EXERCISE DESCRIPTION: Starting from the line that contains "Convert this chart", copy every line exactly until the line that contains "const ticks = [0, 100, 200, 300];", which is also included.

RECORDS TO PROCESS:
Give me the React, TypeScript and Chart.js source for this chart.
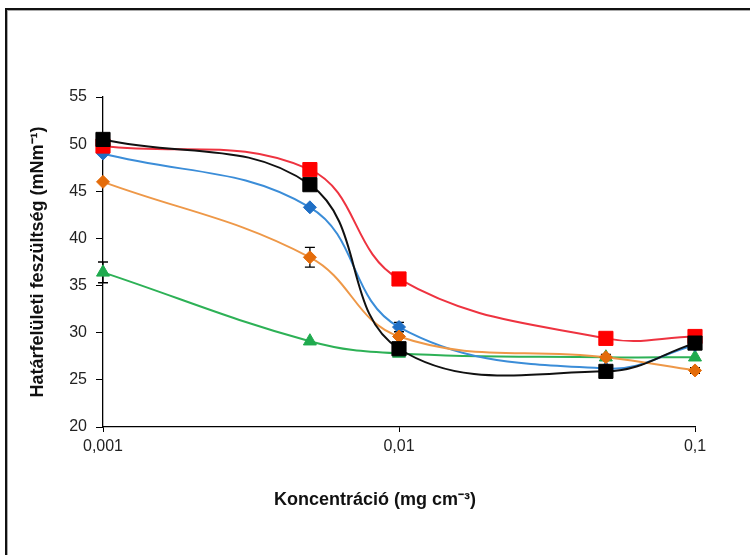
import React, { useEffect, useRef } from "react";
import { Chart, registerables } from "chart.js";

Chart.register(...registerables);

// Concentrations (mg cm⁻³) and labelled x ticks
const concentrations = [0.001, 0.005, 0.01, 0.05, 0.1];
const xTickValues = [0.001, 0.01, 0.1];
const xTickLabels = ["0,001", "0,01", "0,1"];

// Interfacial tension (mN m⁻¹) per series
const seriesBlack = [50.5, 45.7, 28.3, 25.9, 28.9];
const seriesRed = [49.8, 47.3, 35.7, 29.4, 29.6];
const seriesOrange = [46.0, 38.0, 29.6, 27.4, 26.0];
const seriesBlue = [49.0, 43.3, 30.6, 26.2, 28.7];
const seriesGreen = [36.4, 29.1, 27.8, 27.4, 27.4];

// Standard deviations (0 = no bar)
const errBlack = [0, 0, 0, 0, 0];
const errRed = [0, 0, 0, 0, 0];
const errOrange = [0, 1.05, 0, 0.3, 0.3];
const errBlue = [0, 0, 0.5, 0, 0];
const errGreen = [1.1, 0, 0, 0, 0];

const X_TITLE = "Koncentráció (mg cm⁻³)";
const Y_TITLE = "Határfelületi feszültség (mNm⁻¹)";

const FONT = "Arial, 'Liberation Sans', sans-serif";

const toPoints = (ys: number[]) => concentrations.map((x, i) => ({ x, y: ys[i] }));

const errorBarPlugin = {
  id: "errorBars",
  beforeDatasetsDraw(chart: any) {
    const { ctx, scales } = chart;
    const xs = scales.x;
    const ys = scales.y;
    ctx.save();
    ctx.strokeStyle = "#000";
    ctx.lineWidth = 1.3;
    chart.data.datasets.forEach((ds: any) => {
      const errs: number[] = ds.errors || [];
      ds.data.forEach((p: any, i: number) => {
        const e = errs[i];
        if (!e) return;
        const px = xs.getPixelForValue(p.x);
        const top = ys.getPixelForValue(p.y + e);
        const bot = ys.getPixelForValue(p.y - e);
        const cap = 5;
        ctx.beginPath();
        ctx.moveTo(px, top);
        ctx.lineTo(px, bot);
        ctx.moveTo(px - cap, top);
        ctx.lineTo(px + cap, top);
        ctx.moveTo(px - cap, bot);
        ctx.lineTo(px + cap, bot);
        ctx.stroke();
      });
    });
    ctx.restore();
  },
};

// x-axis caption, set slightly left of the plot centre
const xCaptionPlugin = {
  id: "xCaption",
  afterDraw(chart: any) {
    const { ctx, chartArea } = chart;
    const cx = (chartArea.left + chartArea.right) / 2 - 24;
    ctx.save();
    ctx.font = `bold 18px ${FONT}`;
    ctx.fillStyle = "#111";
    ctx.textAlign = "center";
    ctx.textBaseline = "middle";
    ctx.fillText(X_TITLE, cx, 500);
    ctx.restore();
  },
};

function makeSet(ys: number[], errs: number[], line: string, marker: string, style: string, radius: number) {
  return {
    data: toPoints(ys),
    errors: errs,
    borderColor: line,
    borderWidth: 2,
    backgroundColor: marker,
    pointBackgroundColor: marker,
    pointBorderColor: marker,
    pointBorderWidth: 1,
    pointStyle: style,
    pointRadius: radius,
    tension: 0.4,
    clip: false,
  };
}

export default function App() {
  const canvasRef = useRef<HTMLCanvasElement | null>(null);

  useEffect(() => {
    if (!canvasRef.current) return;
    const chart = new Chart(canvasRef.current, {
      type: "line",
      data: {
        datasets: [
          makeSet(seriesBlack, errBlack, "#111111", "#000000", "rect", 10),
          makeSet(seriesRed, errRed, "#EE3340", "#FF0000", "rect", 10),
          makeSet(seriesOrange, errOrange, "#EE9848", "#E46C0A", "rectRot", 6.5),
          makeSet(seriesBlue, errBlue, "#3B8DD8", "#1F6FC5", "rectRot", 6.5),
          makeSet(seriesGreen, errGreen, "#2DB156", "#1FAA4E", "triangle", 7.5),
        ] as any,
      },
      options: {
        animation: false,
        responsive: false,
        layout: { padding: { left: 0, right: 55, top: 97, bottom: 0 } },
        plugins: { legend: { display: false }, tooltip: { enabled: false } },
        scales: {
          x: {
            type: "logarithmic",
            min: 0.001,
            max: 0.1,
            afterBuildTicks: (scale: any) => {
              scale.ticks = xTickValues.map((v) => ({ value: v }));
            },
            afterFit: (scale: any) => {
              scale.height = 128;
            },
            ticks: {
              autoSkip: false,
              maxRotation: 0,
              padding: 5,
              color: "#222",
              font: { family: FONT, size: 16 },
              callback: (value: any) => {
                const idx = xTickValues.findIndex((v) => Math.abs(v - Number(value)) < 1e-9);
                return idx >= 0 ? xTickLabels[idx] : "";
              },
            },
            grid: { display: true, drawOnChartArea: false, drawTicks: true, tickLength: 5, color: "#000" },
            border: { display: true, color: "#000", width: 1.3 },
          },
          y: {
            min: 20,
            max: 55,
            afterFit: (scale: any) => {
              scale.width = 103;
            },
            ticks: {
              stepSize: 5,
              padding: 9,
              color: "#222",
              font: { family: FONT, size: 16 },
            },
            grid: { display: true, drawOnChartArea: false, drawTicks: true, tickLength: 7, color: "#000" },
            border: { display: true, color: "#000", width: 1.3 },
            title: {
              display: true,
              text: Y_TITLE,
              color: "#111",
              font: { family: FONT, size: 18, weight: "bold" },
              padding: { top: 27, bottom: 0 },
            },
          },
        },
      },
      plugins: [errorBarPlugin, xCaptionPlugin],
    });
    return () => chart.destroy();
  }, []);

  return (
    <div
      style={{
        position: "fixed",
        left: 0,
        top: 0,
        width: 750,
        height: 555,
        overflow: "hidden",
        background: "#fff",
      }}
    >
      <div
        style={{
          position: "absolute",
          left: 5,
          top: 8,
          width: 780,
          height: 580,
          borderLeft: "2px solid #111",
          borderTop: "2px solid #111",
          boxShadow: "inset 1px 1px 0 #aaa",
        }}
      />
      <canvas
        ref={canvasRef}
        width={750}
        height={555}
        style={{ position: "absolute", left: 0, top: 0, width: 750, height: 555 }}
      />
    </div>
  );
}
==
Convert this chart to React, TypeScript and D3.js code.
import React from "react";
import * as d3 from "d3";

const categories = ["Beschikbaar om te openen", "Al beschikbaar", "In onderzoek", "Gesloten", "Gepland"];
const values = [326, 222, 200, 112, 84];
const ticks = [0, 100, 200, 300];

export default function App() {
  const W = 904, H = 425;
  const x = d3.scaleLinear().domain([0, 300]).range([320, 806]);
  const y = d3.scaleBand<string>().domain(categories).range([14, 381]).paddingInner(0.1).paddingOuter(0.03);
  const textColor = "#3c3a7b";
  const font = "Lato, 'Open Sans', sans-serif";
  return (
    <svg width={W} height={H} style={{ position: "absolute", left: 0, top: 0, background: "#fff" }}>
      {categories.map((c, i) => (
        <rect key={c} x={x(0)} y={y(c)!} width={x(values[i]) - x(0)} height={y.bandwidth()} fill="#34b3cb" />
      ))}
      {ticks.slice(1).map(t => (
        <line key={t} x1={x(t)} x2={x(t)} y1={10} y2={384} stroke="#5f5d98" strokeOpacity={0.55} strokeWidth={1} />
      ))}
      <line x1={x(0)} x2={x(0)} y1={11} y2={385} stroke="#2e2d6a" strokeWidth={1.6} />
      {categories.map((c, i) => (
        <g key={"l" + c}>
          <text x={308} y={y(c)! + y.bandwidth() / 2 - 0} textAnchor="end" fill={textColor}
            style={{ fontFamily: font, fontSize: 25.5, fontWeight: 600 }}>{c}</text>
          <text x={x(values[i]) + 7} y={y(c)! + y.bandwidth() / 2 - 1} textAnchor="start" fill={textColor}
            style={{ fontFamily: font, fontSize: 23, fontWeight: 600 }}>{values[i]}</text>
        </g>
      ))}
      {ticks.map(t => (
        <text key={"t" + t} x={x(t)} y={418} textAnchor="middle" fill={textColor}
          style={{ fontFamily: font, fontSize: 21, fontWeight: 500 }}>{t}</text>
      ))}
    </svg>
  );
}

SOLVED EXERCISE:
Convert this chart to React, TypeScript and D3.js code.
import React from "react";
import * as d3 from "d3";

const categories = ["Beschikbaar om te openen", "Al beschikbaar", "In onderzoek", "Gesloten", "Gepland"];
const values = [326, 222, 200, 112, 84];
const ticks = [0, 100, 200, 300];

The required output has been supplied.